In political theory, this would mean secure property rights. It would mean a legal regime that prohibits the realization of envy. Even if you feel envy in your heart, you can’t use institutional measures to see it enacted.

And yet envy — the evil eye — is the basis of vast amounts of American domestic policy. We tax rich people not because that helps the poor in a material sense but only because it is fun to make the rich suffer. We squeeze middle-class amenities not because it’s good for the social order, but because many organized groups don’t like to see the hoi polloi living well. We block opportunities for business not because that enhances productivity, but because it frustrates the cause of moneymaking.

This is envy at work. It shows up in progressive taxation, of course. And the capital gains tax. And the inheritance tax. Even the sales tax. But it also shows up in monetary policies designed to harm savers and please the debt-ridden classes (especially politicians). It is there in transfer programs that spread as much damage to everyone as possible. It is there is foreign policies that bomb civilized countries, turning them into zones of death and suffering and calling it victory.

A world without institutionalized envy is what we’ve come to call the free society. A world with it is what we’ve come to call statism. Therefore, we can see that the nazar is a libertarian symbol. It is the old world’s version of the Gadsden flag. It says: Don’t tread on me. As a symbol, it is richer in moral content than the coiled snake, and more elegant from an artistic point of view.

Given this, who wouldn’t want it hanging in every space where human beings are working toward a better life? It belongs in every home, workplace, or public space. It should be carried on our person and flashed at every sign of threat. I wouldn’t dare watch the presidential debates without a nazar nearby!

The nazar was in every airport in the Aegean Sea region. And sure enough, people at the airport are treated decently. Security was a breeze. They look at your passport, make sure you aren’t carrying deadly weaponry, and let you go with a smile. And this was even true in Turkey, a country that has every reason to fear real terrorism. After all, it is a secularized Muslim country and an ally of Israel. It is surrounded by enemies. And yet, thanks to the nazar, the passenger feels no threat from the security apparatus.

Actually, the nazar is everywhere in Bodrum, Turkey. And sure enough, I didn’t see a single cop anywhere. Once while walking through an upscale commercial mall, I saw a badge. I asked the woman if she was with the police. She corrected me that she is security, private security, and then flashed a warm smile. The nazar is working its magic here!

But once arriving in the U.S., I didn’t see an nazar. Instead, while at immigration control, everyone watched a propaganda film with a faux-Copland musical score that told all about the glory of American freedoms. Ahead of me in line was a nice family from mainland China, a father dressed in a suit, a busy mom in a dress, and two kids in strollers. They were held for 20 minutes while the rest of us waited. The immigration official forced them to be fingerprinted and handprinted and retina scanned fully three times, and they were interrogated intensely. They were clearly being humiliated, but they maintained a disciplined posture of calm.

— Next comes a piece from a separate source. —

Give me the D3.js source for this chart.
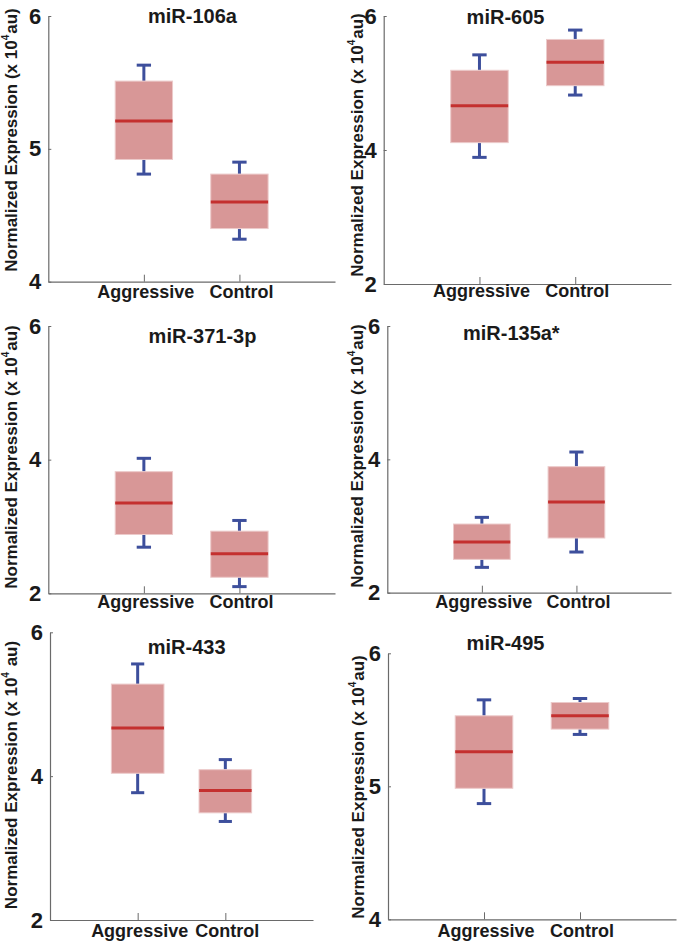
<!DOCTYPE html>
<html>
<head>
<meta charset="utf-8">
<script src="https://cdn.jsdelivr.net/npm/d3@7"></script>
<style>
  html, body { margin: 0; padding: 0; background: #fff; }
  svg { display: block; font-family: "Liberation Sans", Arial, sans-serif; font-weight: bold; }
</style>
</head>
<body>
<svg id="chart" width="677" height="943"></svg>
<script>
// ---------------- data ----------------
const panelTitles = ["miR-106a", "miR-605", "miR-371-3p", "miR-135a*", "miR-433", "miR-495"];
const groups = ["Aggressive", "Control"];
const whiskerLow  = [[4.81, 4.32], [3.89, 4.82], [2.69, 2.10], [2.38, 2.61], [3.77, 3.37], [4.87, 5.39]];
const quartile1   = [[4.92, 4.40], [4.11, 4.96], [2.88, 2.24], [2.50, 2.82], [4.04, 3.49], [4.985, 5.43]];
const medians     = [[5.21, 4.60], [4.66, 5.31], [3.35, 2.59], [2.76, 3.36], [4.67, 3.80], [5.26, 5.53]];
const quartile3   = [[5.51, 4.81], [5.19, 5.65], [3.82, 2.93], [3.03, 3.89], [5.28, 4.09], [5.53, 5.63]];
const whiskerHigh = [[5.63, 4.90], [5.42, 5.79], [4.02, 3.09], [3.13, 4.11], [5.56, 4.23], [5.65, 5.66]];
const yDomains = [[4, 6], [2, 6], [2, 6], [2, 6], [2, 6], [4, 6]];
const yTickValues = [[4, 5, 6], [2, 4, 6], [2, 4, 6], [2, 4, 6], [2, 4, 6], [4, 5, 6]];
const yLabelText = "Normalized Expression (x 10";
const yLabelSup = "4";
const yLabelEnd = ["au)", "au)", "au)", "au)", " au)", "au)"];

// ---------------- layout (positions only) ----------------
const layout = [
  { x0: 48.3, x1: 335, yTop: 16,    yBot: 281.7, titleX: 192.5, titleY: 23,  labelX: 17,  labelY: 140, catY: 297.5 },
  { x0: 383.7, x1: 671, yTop: 16,   yBot: 284,   titleX: 505.5, titleY: 24,  labelX: 363, labelY: 145, catY: 297 },
  { x0: 48.3, x1: 335, yTop: 326,   yBot: 593.3, titleX: 202.5, titleY: 343, labelX: 17,  labelY: 457, catY: 608 },
  { x0: 387.3, x1: 671, yTop: 326,  yBot: 592.7, titleX: 511.3, titleY: 339.5, labelX: 363, labelY: 456, catY: 607.5 },
  { x0: 50, x1: 313, yTop: 632.3,   yBot: 920,   titleX: 186.7, titleY: 653.5, labelX: 17, labelY: 775, catY: 936.5 },
  { x0: 388, x1: 676, yTop: 653.3,  yBot: 919.3, titleX: 505.5, titleY: 650, labelX: 364, labelY: 787, catY: 936.5 }
];

const colors = {
  box: "#d89797", boxStroke: "#eccaca", median: "#c4302f",
  whisker: "#3d4f9c", axis: "#6a6a6a", text: "#1a1a1a"
};

const svg = d3.select("#chart");

panelTitles.forEach((title, p) => {
  const L = layout[p];
  const g = svg.append("g");

  const y = d3.scaleLinear().domain(yDomains[p]).range([L.yBot, L.yTop]);
  const x = d3.scalePoint().domain(groups).range([L.x0, L.x1]).padding(1);
  const step = x.step();
  const boxW = step * 0.6;
  const capW = step * 0.15;

  // Y axis
  const yAxis = d3.axisLeft(y).tickValues(yTickValues[p]).tickFormat(d3.format("d"))
    .tickSizeInner(-3).tickSizeOuter(0).tickPadding(7);
  const ya = g.append("g").attr("transform", `translate(${L.x0},0)`).call(yAxis);
  ya.select(".domain").attr("stroke", colors.axis).attr("stroke-width", 1.2);
  ya.selectAll(".tick line").attr("stroke", colors.axis).attr("stroke-width", 1);
  ya.selectAll(".tick text").attr("font-size", 22).attr("font-weight", "bold")
    .attr("fill", colors.text).attr("font-family", "Liberation Sans, Arial, sans-serif");

  // X axis
  const xAxis = d3.axisBottom(x).tickSizeInner(-7).tickSizeOuter(0).tickFormat("");
  const xa = g.append("g").attr("transform", `translate(0,${L.yBot})`).call(xAxis);
  xa.select(".domain").attr("stroke", colors.axis).attr("stroke-width", 1.2);
  xa.selectAll(".tick line").attr("stroke", colors.axis).attr("stroke-width", 1);

  // category labels
  g.selectAll(".cat").data(groups).join("text")
    .attr("x", d => x(d) + 2)
    .attr("y", L.catY)
    .attr("text-anchor", "middle")
    .attr("font-size", 18)
    .attr("fill", colors.text)
    .text(d => d);

  // boxes
  const rows = groups.map((grp, i) => ({
    grp, lo: whiskerLow[p][i], q1: quartile1[p][i], med: medians[p][i],
    q3: quartile3[p][i], hi: whiskerHigh[p][i]
  }));

  const bx = g.selectAll(".bx").data(rows).join("g");
  bx.append("line")
    .attr("x1", d => x(d.grp)).attr("x2", d => x(d.grp))
    .attr("y1", d => y(d.q3)).attr("y2", d => y(d.hi))
    .attr("stroke", colors.whisker).attr("stroke-width", 3);
  bx.append("line")
    .attr("x1", d => x(d.grp)).attr("x2", d => x(d.grp))
    .attr("y1", d => y(d.q1)).attr("y2", d => y(d.lo))
    .attr("stroke", colors.whisker).attr("stroke-width", 3);
  bx.append("line")
    .attr("x1", d => x(d.grp) - capW / 2).attr("x2", d => x(d.grp) + capW / 2)
    .attr("y1", d => y(d.hi)).attr("y2", d => y(d.hi))
    .attr("stroke", colors.whisker).attr("stroke-width", 3);
  bx.append("line")
    .attr("x1", d => x(d.grp) - capW / 2).attr("x2", d => x(d.grp) + capW / 2)
    .attr("y1", d => y(d.lo)).attr("y2", d => y(d.lo))
    .attr("stroke", colors.whisker).attr("stroke-width", 3);
  bx.append("rect")
    .attr("x", d => x(d.grp) - boxW / 2)
    .attr("width", boxW)
    .attr("y", d => y(d.q3))
    .attr("height", d => y(d.q1) - y(d.q3))
    .attr("fill", colors.box)
    .attr("stroke", colors.boxStroke).attr("stroke-width", 1);
  bx.append("line")
    .attr("x1", d => x(d.grp) - boxW / 2).attr("x2", d => x(d.grp) + boxW / 2)
    .attr("y1", d => y(d.med)).attr("y2", d => y(d.med))
    .attr("stroke", colors.median).attr("stroke-width", 3);

  // title
  g.append("text")
    .attr("x", L.titleX).attr("y", L.titleY)
    .attr("text-anchor", "middle")
    .attr("font-size", 20)
    .attr("fill", colors.text)
    .text(title);

  // y label
  const lab = g.append("text")
    .attr("transform", `translate(${L.labelX},${L.labelY}) rotate(-90)`)
    .attr("text-anchor", "middle")
    .attr("font-size", 17)
    .attr("fill", colors.text);
  lab.append("tspan").text(yLabelText);
  lab.append("tspan").attr("font-size", 10).attr("dy", -8).text(yLabelSup);
  lab.append("tspan").attr("dy", 8).attr("dx", 1).text(yLabelEnd[p]);
});
</script>
</body>
</html>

I caught up with the father in the airport tram later. I apologized for how he was treated, explaining that while government is getting less invasive in China, it is getting worse in the U.S. He smiled at me and then asked: “Do Americans hate their government as much as the Chinese people do?” I answered with some wishful thinking to make him feel better: “Yes, the American people do not like their government. It is the common enemy of all mankind.” He smiled again, and seem to feel a sense of relief.

The nazar could do a world of good at the U.S. border. In fact, it should be hung in every bureaucracy. Maybe the Washington Monument should just be replaced completely with a giant blue eye to stare back at the bureaucrats, when they stare at all. We need the nazar at every bank, in every home, at every business, and in every commercial center. An eye for an eye. A world safe from the effects of envy.